Esta noche, si el cielo está despejado, fijaos bien en Marte, el guerrero, con su precioso destello rojizo tratando de destacar allá arriba, en la infinita cúpula celeste, llamando a ser colonizado. Seguiremos contemplándolo desde aquí llenos de esperanza. Como en el relato de Bradbury, quizá en la Tierra estamos enfermos de soledad y necesitamos saber que el nuestro no es el único latido cuyo eco ahoga el universo, que podremos hacer amigos fuera y formar con ellos comunidades prósperas iluminadas por la armonía entre sus miembros.
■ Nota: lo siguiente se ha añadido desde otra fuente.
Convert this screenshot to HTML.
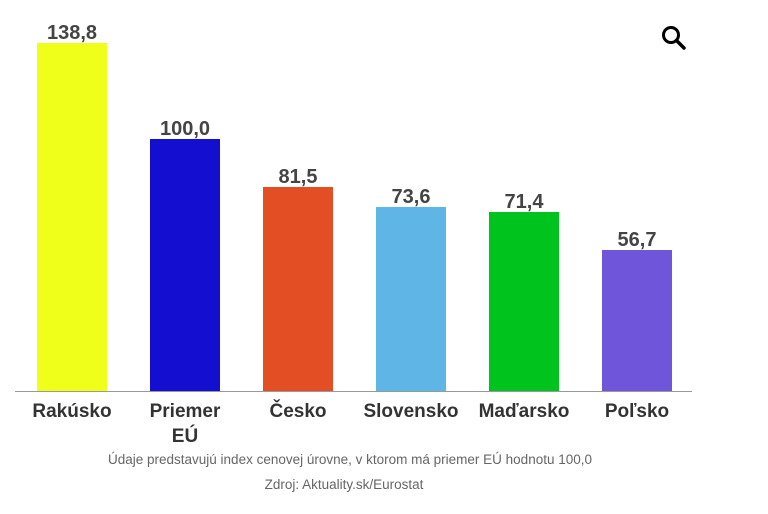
<!DOCTYPE html>
<html><head><meta charset="utf-8"><style>
body{margin:0;width:768px;height:509px;background:#fff;overflow:hidden;font-family:"Liberation Sans",sans-serif}
</style></head><body>
<svg width="768" height="509" xmlns="http://www.w3.org/2000/svg" font-family="Liberation Sans, sans-serif">
<g>
<rect x="37" y="43" width="70" height="348" fill="#f0ff1a"/>
<rect x="150" y="139" width="70" height="252" fill="#140fd0"/>
<rect x="263" y="187" width="70" height="204" fill="#e34e24"/>
<rect x="376" y="207" width="70" height="184" fill="#5fb5e5"/>
<rect x="489" y="212" width="70" height="179" fill="#00c41e"/>
<rect x="602" y="250" width="70" height="141" fill="#6e55d9"/>
</g>
<line x1="15" y1="391.5" x2="692" y2="391.5" stroke="#999" stroke-width="1"/>
<g font-size="20" font-weight="bold" fill="#444" text-anchor="middle">
<text x="72" y="39">138,8</text>
<text x="185" y="135">100,0</text>
<text x="298" y="183">81,5</text>
<text x="411" y="203">73,6</text>
<text x="524" y="208">71,4</text>
<text x="637" y="246">56,7</text>
</g>
<g font-size="19" font-weight="bold" fill="#333" text-anchor="middle">
<text x="72" y="417">Rakúsko</text>
<text x="185" y="417">Priemer</text>
<text x="185" y="442">EÚ</text>
<text x="298" y="417">Česko</text>
<text x="411" y="417">Slovensko</text>
<text x="524" y="417">Maďarsko</text>
<text x="637" y="417">Poľsko</text>
</g>
<g font-size="13.5" fill="#666" text-anchor="middle">
<text x="350" y="464">Údaje predstavujú index cenovej úrovne, v ktorom má priemer EÚ hodnotu 100,0</text>
<text x="344" y="489">Zdroj: Aktuality.sk/Eurostat</text>
</g>
<circle cx="671" cy="35" r="7.5" fill="none" stroke="#000" stroke-width="3"/>
<line x1="676.5" y1="40.5" x2="684" y2="48" stroke="#000" stroke-width="3.5" stroke-linecap="round"/>
</svg>
</body></html>
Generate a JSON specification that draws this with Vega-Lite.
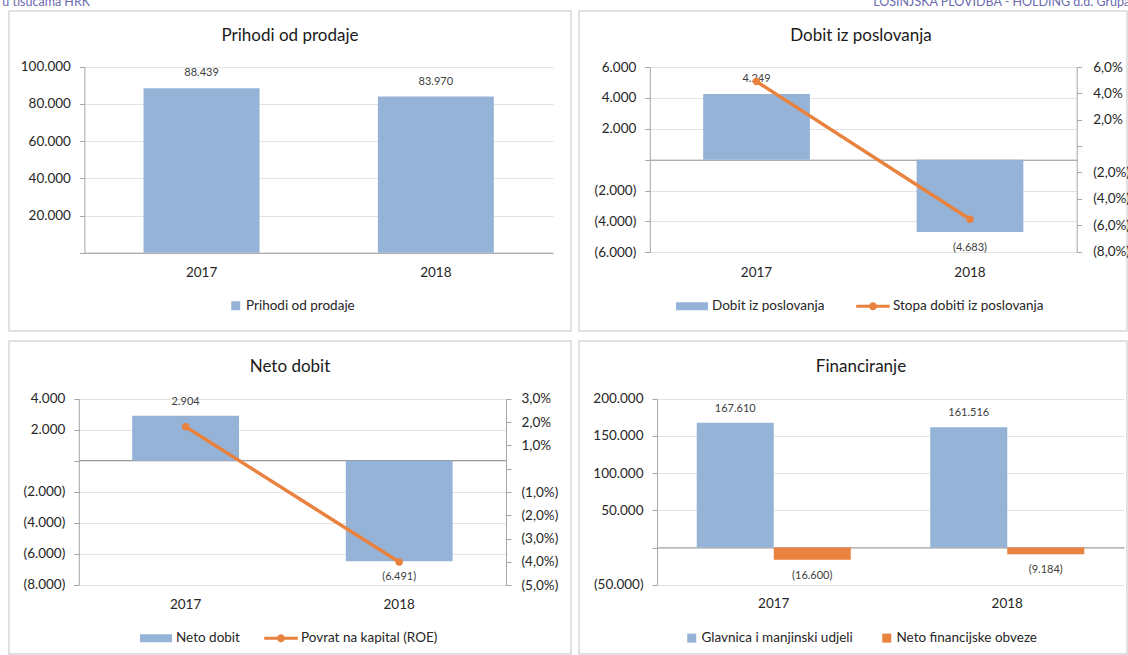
{
  "$schema": "https://vega.github.io/schema/vega-lite/v6.json",
  "padding": {"left": 2, "top": -4, "right": 0, "bottom": 0},
  "autosize": {"type": "pad"},
  "spacing": 6,
  "resolve": {"scale": {"color": "independent"}, "legend": {"color": "independent"}},
  "datasets": {
    "prihodi": [
      {"godina": "2017", "iznos": 88439},
      {"godina": "2018", "iznos": 83970}
    ],
    "dobit": [
      {"godina": "2017", "dobit": 4249, "stopa": 0.049},
      {"godina": "2018", "dobit": -4683, "stopa": -0.0555}
    ],
    "neto": [
      {"godina": "2017", "dobit": 2904, "roe": 0.018},
      {"godina": "2018", "dobit": -6491, "roe": -0.040}
    ],
    "fin": [
      {"godina": "2017", "serija": "Glavnica i manjinski udjeli", "iznos": 167610},
      {"godina": "2017", "serija": "Neto financijske obveze", "iznos": -16600},
      {"godina": "2018", "serija": "Glavnica i manjinski udjeli", "iznos": 161516},
      {"godina": "2018", "serija": "Neto financijske obveze", "iznos": -9184}
    ]
  },
  "hconcat": [
    {
      "title": {"text": "u tisućama HRK", "anchor": "start", "frame": "bounds", "fontSize": 12.5, "color": "#6b6bb0", "offset": 1.5, "dx": -6, "baseline": "top"},
      "spacing": 8,
      "resolve": {"scale": {"color": "independent"}, "legend": {"color": "independent"}},
      "vconcat": [
        {
          "width": 562, "height": 320,
          "data": {"name": "prihodi"},
          "title": {"text": "Prihodi od prodaje", "offset": -34},
          "encoding": {
            "x": {"field": "godina", "type": "nominal", "title": null,
              "scale": {"range": [75.4, 544], "paddingInner": 0, "paddingOuter": 0},
              "axis": {"offset": -78.3, "labelPadding": 19.3}}
          },
          "layer": [
            {
              "mark": {"type": "bar", "width": {"band": 0.495}},
              "encoding": {
                "y": {"field": "iznos", "type": "quantitative", "title": null,
                  "scale": {"domain": [0, 100000], "range": [241.7, 55.7], "nice": false},
                  "axis": {"offset": -75.4, "values": [0, 20000, 40000, 60000, 80000, 100000], "format": "(,.0f", "labelExpr": "datum.value === 0 ? '' : datum.label"}},
                "color": {"datum": "Prihodi od prodaje",
                  "scale": {"domain": ["Prihodi od prodaje"], "range": ["#95B3D7"]},
                  "legend": {"orient": "none", "legendX": 220, "legendY": 288, "title": null, "symbolType": "square", "symbolSize": 81, "labelOffset": 3.5}}
              }
            },
            {
              "mark": {"type": "text", "dy": -15},
              "encoding": {
                "y": {"field": "iznos", "type": "quantitative"},
                "text": {"field": "iznos", "type": "quantitative", "format": "(,.0f"}
              }
            }
          ]
        },
        {
          "width": 562, "height": 313,
          "data": {"name": "neto"},
          "title": {"text": "Neto dobit", "offset": -35},
          "encoding": {
            "x": {"field": "godina", "type": "nominal", "title": null,
              "scale": {"range": [69.8, 497], "paddingInner": 0, "paddingOuter": 0},
              "axis": {"offset": -194, "labelPadding": 144.3}}
          },
          "layer": [
            {
              "layer": [
                {
                  "mark": {"type": "bar", "width": {"band": 0.5}},
                  "encoding": {
                    "y": {"field": "dobit", "type": "quantitative", "title": null,
                      "scale": {"domain": [-8000, 4000], "range": [243.7, 57.7], "nice": false},
                      "axis": {"offset": -69.8, "values": [-8000, -6000, -4000, -2000, 0, 2000, 4000], "format": "(,.0f", "labelExpr": "datum.value === 0 ? '' : datum.label"}},
                    "color": {"datum": "Neto dobit",
                      "scale": {"domain": ["Neto dobit", "Povrat na kapital (ROE)"], "range": ["#95B3D7", "#E8823E"]},
                      "legend": {"orient": "none", "legendX": 131, "legendY": 281, "title": null, "symbolSize": 1024, "labelOffset": 4, "columnPadding": 24,
                        "encode": {"symbols": {"update": {
                          "shape": {"signal": "datum.value === 'Neto dobit' ? 'M-1,-0.25H1V0.25H-1Z' : 'M-1.05,-0.09H1.05V0.09H-1.05Z M0.25,0A0.25,0.25,0,1,1,-0.25,0A0.25,0.25,0,1,1,0.25,0Z'"},
                          "fill": {"signal": "datum.value === 'Neto dobit' ? '#95B3D7' : '#E8823E'"},
                          "stroke": {"value": "transparent"},
                          "strokeWidth": {"value": 0},
                          "opacity": {"value": 1}}}}}}
                  }
                },
                {
                  "transform": [{"filter": "datum.dobit >= 0"}],
                  "mark": {"type": "text", "dy": -14},
                  "encoding": {
                    "y": {"field": "dobit", "type": "quantitative"},
                    "text": {"field": "dobit", "type": "quantitative", "format": "(,.0f"}
                  }
                },
                {
                  "transform": [{"filter": "datum.dobit < 0"}],
                  "mark": {"type": "text", "dy": 16},
                  "encoding": {
                    "y": {"field": "dobit", "type": "quantitative"},
                    "text": {"field": "dobit", "type": "quantitative", "format": "(,.0f"}
                  }
                }
              ]
            },
            {
              "mark": {"type": "line", "strokeWidth": 3.5, "point": {"filled": true, "size": 55}},
              "encoding": {
                "y": {"field": "roe", "type": "quantitative", "title": null,
                  "scale": {"domain": [-0.05, 0.03], "range": [244.3, 57.7], "nice": false},
                  "axis": {"orient": "right", "offset": -65, "grid": false, "labelPadding": 10, "values": [-0.05, -0.04, -0.03, -0.02, -0.01, 0, 0.01, 0.02, 0.03], "format": "(.1%", "labelExpr": "datum.value === 0 ? '' : datum.label"}},
                "color": {"datum": "Povrat na kapital (ROE)"}
              }
            }
          ],
          "resolve": {"scale": {"y": "independent"}}
        }
      ]
    },
    {
      "title": {"text": "LOŠINJSKA PLOVIDBA - HOLDING d.d. Grupa", "anchor": "end", "frame": "bounds", "fontSize": 12.5, "color": "#6b6bb0", "offset": 1.5, "baseline": "top"},
      "spacing": 8,
      "resolve": {"scale": {"color": "independent"}, "legend": {"color": "independent"}},
      "vconcat": [
        {
          "width": 548, "height": 320,
          "data": {"name": "dobit"},
          "title": {"text": "Dobit iz poslovanja", "offset": -34, "dx": 8},
          "encoding": {
            "x": {"field": "godina", "type": "nominal", "title": null,
              "scale": {"range": [70.8, 497.7], "paddingInner": 0, "paddingOuter": 0},
              "axis": {"offset": -171.3, "labelPadding": 112.3}}
          },
          "layer": [
            {
              "layer": [
                {
                  "mark": {"type": "bar", "width": {"band": 0.5}},
                  "encoding": {
                    "y": {"field": "dobit", "type": "quantitative", "title": null,
                      "scale": {"domain": [-6000, 6000], "range": [241.3, 56], "nice": false},
                      "axis": {"offset": -70.8, "values": [-6000, -4000, -2000, 0, 2000, 4000, 6000], "format": "(,.0f", "labelExpr": "datum.value === 0 ? '' : datum.label"}},
                    "color": {"datum": "Dobit iz poslovanja",
                      "scale": {"domain": ["Dobit iz poslovanja", "Stopa dobiti iz poslovanja"], "range": ["#95B3D7", "#E8823E"]},
                      "legend": {"orient": "none", "legendX": 97, "legendY": 279, "title": null, "symbolSize": 1024, "labelOffset": 4, "columnPadding": 31,
                        "encode": {"symbols": {"update": {
                          "shape": {"signal": "datum.value === 'Dobit iz poslovanja' ? 'M-1,-0.25H1V0.25H-1Z' : 'M-1.05,-0.09H1.05V0.09H-1.05Z M0.25,0A0.25,0.25,0,1,1,-0.25,0A0.25,0.25,0,1,1,0.25,0Z'"},
                          "fill": {"signal": "datum.value === 'Dobit iz poslovanja' ? '#95B3D7' : '#E8823E'"},
                          "stroke": {"value": "transparent"},
                          "strokeWidth": {"value": 0},
                          "opacity": {"value": 1}}}}}}
                  }
                },
                {
                  "transform": [{"filter": "datum.dobit >= 0"}],
                  "mark": {"type": "text", "dy": -15},
                  "encoding": {
                    "y": {"field": "dobit", "type": "quantitative"},
                    "text": {"field": "dobit", "type": "quantitative", "format": "(,.0f"}
                  }
                },
                {
                  "transform": [{"filter": "datum.dobit < 0"}],
                  "mark": {"type": "text", "dy": 16},
                  "encoding": {
                    "y": {"field": "dobit", "type": "quantitative"},
                    "text": {"field": "dobit", "type": "quantitative", "format": "(,.0f"}
                  }
                }
              ]
            },
            {
              "mark": {"type": "line", "strokeWidth": 3.5, "point": {"filled": true, "size": 55}},
              "encoding": {
                "y": {"field": "stopa", "type": "quantitative", "title": null,
                  "scale": {"domain": [-0.08, 0.06], "range": [240.5, 56], "nice": false},
                  "axis": {"orient": "right", "offset": -50.3, "grid": false, "labelPadding": 11, "values": [-0.08, -0.06, -0.04, -0.02, 0, 0.02, 0.04, 0.06], "format": "(.1%", "labelExpr": "datum.value === 0 ? '' : datum.label"}},
                "color": {"datum": "Stopa dobiti iz poslovanja"}
              }
            }
          ],
          "resolve": {"scale": {"y": "independent"}}
        },
        {
          "width": 548, "height": 313,
          "data": {"name": "fin"},
          "title": {"text": "Financiranje", "offset": -35, "dx": 8},
          "encoding": {
            "x": {"field": "godina", "type": "nominal", "title": null,
              "scale": {"range": [78, 545], "paddingInner": 0, "paddingOuter": 0},
              "axis": {"offset": -106.7, "labelPadding": 56.4}},
            "xOffset": {"field": "serija", "type": "nominal", "scale": {"paddingInner": 0, "paddingOuter": 0.516}}
          },
          "layer": [
            {
              "mark": {"type": "bar"},
              "encoding": {
                "y": {"field": "iznos", "type": "quantitative", "title": null,
                  "scale": {"domain": [-50000, 200000], "range": [243.7, 57.7], "nice": false},
                  "axis": {"offset": -78, "values": [-50000, 0, 50000, 100000, 150000, 200000], "format": "(,.0f", "labelExpr": "datum.value === 0 ? '' : datum.label"}},
                "color": {"field": "serija", "type": "nominal",
                  "scale": {"domain": ["Glavnica i manjinski udjeli", "Neto financijske obveze"], "range": ["#95B3D7", "#E8823E"]},
                  "legend": {"orient": "none", "legendX": 106, "legendY": 290, "title": null, "symbolType": "square", "symbolSize": 81, "labelOffset": 3, "columnPadding": 27}}
              }
            },
            {
              "transform": [{"filter": "datum.iznos >= 0"}],
              "mark": {"type": "text", "dy": -14},
              "encoding": {
                "y": {"field": "iznos", "type": "quantitative"},
                "text": {"field": "iznos", "type": "quantitative", "format": "(,.0f"}
              }
            },
            {
              "transform": [{"filter": "datum.iznos < 0"}],
              "mark": {"type": "text", "dy": 16},
              "encoding": {
                "y": {"field": "iznos", "type": "quantitative"},
                "text": {"field": "iznos", "type": "quantitative", "format": "(,.0f"}
              }
            }
          ]
        }
      ]
    }
  ],
  "config": {
    "font": "Lato",
    "locale": {"number": {"decimal": ",", "thousands": ".", "grouping": [3], "currency": ["", ""]}},
    "view": {"stroke": "#d6d6d6", "strokeWidth": 1.5},
    "title": {"fontSize": 17, "fontWeight": "normal", "color": "#1a1a1a", "frame": "group", "anchor": "middle", "baseline": "top"},
    "axis": {"labelFontSize": 13.5, "labelColor": "#262626", "domainColor": "#a6a6a6", "tickColor": "#a6a6a6", "tickSize": 5, "gridColor": "#e3e3e3", "labelPadding": 9, "domainWidth": 1, "tickWidth": 1},
    "axisX": {"ticks": false, "grid": false, "labelAngle": 0, "labelBaseline": "middle", "domainColor": "#999999"},
    "axisY": {"grid": true},
    "legend": {"labelFontSize": 13.5, "labelColor": "#262626", "padding": 0, "direction": "horizontal", "symbolStrokeWidth": 0, "labelLimit": 400},
    "bar": {"color": "#95B3D7"},
    "text": {"fontSize": 11, "color": "#404040"}
  }
}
Salvo para los pesimistas, la idea parece muy consoladora. A mí me inquieta tanto nuestro presente que me temo que estoy del lado de los pesimistas; yo ya no lo veré pero cuando lleguemos, cuando seamos nosotros los que finalmente invadimos Marte, seguro que lo convertimos en esa pelota embarrada con la que Bradbury describía a la Tierra en su cuento.